Fantastique actrice, Evelyn Herlitzius porte en elle la rage d’une vie écrasée par son entourage et dénuée de joie. Et cette rage a à voir avec la haine d’Elektra – autre grande incarnation de l’artiste allemande – dont elle emprunte de sa personnalité torturée pour s’appuyer sur son magnétisme fauve et peindre une Katerina directe et hurlante.

De plus, elle peut compter sur deux tessitures bien distinctes et reconnaissables qui lui permettent de passer d’une tension lyrique à des monologues intérieurs rauques et animaux, bien que sa voix ne soit pas d’une sensualité naturellement slave.

Evelyn Herlitzius (Katerina) et Maxim Aksenov (Sergej)

Evelyn Herlitzius (Katerina) et Maxim Aksenov (Sergej)

Mais son partenaire, Maxim Aksenov, est tout aussi vrai dans sa manière d’être. Aucune gaucherie, les nerfs à vif, il joue avec un réalisme bluffant – l’épuisement physique progressif au cours de la séance de flagellation, les scènes de séduction, les moments de panique -, et dégage une énergie sexuelle aussi marquée que celle de sa maitresse.
Sa voix est expressive, claire et virile, ce qui complète un portrait fort de ce personnage opportuniste et sans envergure.

Quant à Sir John Tomlison, vieux routier du rôle, il n’a aucune peine à camper un Boris dur et bestial, sorte de bucheron grossier dénué de toute noblesse, mais impressionnant de par son timbre usé et sa crinière blanche et sauvage.

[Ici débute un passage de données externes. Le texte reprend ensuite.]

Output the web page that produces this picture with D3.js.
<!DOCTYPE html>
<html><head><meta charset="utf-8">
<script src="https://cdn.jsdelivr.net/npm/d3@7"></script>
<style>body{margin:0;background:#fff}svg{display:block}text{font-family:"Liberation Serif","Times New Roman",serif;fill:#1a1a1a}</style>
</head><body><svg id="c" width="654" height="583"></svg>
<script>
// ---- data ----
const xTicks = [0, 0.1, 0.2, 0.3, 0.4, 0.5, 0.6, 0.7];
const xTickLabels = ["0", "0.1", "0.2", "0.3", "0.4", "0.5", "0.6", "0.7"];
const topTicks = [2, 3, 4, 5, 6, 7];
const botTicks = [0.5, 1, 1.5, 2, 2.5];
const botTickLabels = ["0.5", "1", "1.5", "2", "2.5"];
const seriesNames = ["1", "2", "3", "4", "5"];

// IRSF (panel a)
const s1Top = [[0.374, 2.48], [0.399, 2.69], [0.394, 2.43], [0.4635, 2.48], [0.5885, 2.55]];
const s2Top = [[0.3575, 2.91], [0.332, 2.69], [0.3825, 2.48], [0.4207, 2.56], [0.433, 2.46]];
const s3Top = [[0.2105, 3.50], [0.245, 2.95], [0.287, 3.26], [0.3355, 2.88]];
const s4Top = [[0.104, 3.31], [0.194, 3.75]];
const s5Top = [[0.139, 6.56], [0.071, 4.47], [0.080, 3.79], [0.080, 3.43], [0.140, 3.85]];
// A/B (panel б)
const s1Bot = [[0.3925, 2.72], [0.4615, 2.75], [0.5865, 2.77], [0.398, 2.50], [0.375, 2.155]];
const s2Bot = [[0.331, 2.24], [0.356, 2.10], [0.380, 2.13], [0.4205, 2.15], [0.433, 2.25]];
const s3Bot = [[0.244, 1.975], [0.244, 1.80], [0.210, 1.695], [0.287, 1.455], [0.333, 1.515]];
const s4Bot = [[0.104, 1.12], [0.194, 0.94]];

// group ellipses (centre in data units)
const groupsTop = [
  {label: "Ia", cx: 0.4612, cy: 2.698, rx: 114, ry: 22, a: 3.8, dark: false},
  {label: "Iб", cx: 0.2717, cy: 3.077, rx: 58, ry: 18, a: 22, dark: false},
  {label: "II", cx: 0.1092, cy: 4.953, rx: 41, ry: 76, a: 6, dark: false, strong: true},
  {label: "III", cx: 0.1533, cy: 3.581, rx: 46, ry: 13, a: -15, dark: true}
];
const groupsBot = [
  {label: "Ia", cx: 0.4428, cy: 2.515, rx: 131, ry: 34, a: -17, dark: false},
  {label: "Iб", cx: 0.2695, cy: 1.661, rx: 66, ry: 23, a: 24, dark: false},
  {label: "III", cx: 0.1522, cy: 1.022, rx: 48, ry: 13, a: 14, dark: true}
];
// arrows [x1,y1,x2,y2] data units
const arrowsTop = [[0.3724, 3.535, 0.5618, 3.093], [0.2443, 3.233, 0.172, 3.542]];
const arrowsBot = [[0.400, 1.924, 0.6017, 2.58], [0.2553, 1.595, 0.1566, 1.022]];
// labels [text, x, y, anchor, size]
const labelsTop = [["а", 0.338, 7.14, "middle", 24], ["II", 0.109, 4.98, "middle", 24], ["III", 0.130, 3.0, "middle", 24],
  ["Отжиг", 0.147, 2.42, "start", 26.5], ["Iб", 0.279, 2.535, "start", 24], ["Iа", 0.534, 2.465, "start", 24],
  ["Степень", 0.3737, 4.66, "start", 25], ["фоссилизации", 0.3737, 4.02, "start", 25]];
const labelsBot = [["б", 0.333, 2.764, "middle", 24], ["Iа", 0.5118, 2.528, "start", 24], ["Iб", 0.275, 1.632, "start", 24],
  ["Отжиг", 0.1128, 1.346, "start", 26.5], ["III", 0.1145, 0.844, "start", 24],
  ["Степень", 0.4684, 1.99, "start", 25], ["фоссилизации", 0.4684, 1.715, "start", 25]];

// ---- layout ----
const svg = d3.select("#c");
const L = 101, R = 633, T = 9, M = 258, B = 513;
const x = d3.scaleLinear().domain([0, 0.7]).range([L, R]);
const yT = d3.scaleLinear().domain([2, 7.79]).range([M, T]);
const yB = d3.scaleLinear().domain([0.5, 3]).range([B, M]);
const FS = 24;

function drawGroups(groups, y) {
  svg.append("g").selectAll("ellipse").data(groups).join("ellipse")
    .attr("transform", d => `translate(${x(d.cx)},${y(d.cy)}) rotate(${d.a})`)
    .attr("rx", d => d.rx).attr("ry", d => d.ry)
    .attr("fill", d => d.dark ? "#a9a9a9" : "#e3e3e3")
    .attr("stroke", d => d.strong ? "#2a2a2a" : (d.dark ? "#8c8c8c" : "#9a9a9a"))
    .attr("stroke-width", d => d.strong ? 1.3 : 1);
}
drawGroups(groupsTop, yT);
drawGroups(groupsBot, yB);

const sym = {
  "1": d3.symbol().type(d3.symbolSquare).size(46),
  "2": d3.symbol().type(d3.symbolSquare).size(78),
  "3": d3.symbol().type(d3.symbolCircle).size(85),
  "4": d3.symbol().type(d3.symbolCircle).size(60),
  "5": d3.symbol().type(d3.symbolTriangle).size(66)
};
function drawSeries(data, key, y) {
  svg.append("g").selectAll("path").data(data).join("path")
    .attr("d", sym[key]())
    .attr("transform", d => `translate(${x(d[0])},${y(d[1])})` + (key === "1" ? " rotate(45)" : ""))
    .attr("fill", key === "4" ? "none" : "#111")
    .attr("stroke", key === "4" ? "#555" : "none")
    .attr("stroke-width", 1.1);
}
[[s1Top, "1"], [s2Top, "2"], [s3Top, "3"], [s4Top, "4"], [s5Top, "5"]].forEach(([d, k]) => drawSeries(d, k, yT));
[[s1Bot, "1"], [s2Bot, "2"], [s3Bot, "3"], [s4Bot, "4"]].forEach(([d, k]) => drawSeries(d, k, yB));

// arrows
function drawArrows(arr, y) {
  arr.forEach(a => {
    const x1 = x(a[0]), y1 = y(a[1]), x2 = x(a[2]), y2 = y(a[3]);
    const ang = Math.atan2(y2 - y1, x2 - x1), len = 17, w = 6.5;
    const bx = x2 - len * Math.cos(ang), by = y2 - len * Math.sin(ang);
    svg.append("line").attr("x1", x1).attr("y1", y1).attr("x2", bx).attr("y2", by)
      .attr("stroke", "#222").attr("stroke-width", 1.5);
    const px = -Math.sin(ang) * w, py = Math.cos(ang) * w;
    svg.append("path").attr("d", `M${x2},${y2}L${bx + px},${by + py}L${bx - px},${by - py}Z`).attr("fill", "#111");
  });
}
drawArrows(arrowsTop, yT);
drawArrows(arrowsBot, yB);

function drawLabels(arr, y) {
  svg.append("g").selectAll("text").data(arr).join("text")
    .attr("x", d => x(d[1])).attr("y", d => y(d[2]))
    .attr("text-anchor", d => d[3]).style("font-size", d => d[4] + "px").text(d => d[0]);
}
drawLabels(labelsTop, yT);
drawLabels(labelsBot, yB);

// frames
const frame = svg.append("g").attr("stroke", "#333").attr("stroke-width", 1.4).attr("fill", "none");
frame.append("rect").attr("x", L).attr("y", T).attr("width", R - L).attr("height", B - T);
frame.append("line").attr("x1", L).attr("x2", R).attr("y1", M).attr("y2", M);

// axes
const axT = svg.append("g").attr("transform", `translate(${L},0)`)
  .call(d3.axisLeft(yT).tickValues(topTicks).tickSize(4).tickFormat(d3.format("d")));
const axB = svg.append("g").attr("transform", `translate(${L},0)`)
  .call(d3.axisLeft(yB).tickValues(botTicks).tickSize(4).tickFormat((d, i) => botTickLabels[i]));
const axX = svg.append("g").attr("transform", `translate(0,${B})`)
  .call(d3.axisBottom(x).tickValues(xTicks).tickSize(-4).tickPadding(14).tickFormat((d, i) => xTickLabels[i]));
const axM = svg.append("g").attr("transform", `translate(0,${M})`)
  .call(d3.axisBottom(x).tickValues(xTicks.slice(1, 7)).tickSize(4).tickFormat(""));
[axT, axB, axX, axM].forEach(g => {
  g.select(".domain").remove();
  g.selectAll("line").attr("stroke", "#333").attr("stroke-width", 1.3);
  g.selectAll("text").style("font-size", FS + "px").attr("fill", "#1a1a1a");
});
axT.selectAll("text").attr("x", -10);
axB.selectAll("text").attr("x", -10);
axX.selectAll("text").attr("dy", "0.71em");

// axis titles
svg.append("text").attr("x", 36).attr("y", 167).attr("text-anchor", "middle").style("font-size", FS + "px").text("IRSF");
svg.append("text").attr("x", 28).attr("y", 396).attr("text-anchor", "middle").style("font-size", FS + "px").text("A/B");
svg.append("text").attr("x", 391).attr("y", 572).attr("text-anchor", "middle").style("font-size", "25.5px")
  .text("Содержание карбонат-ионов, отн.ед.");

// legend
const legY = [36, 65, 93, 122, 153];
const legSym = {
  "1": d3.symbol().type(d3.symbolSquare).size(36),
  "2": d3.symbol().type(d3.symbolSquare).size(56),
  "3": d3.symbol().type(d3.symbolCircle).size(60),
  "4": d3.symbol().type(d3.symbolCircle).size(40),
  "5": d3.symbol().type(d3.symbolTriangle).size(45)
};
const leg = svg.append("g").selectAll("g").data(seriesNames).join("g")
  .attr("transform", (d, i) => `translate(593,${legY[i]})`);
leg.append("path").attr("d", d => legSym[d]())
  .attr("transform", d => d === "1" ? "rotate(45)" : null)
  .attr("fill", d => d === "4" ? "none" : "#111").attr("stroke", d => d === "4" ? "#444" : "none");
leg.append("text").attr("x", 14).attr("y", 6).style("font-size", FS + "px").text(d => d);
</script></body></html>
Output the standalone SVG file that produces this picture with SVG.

Dana Beth Miller (Sonjetka) et Maxim Aksenov (Sergej)

Dana Beth Miller (Sonjetka) et Maxim Aksenov (Sergej)

Souffrant, Thomas Blondelle rend encore plus insignifiant Zinovi Izmajlov, très violentée, Nadine Secunde joue avec courage son rôle de femme objet, et Burkhard Ulrich – le Mime de Bayreuth l’été dernier – compose une scène anecdotique, très vivante, noyée sous l’alcool.

Deux rôles secondaires se démarquent enfin, le Pope de Tobias Kehrer d’une aisance et d’une humanité sensible – sa très belle voix est même un contresens ici -, et la voluptueuse Sonjetka de Dana Beth Miller, véritable animal scénique et prétendante indiscutable.

Et le chœur, inoubliable, sera d’une élégie religieuse sublime, à en croire l’âme du peuple bonne pour une ultime rédemption.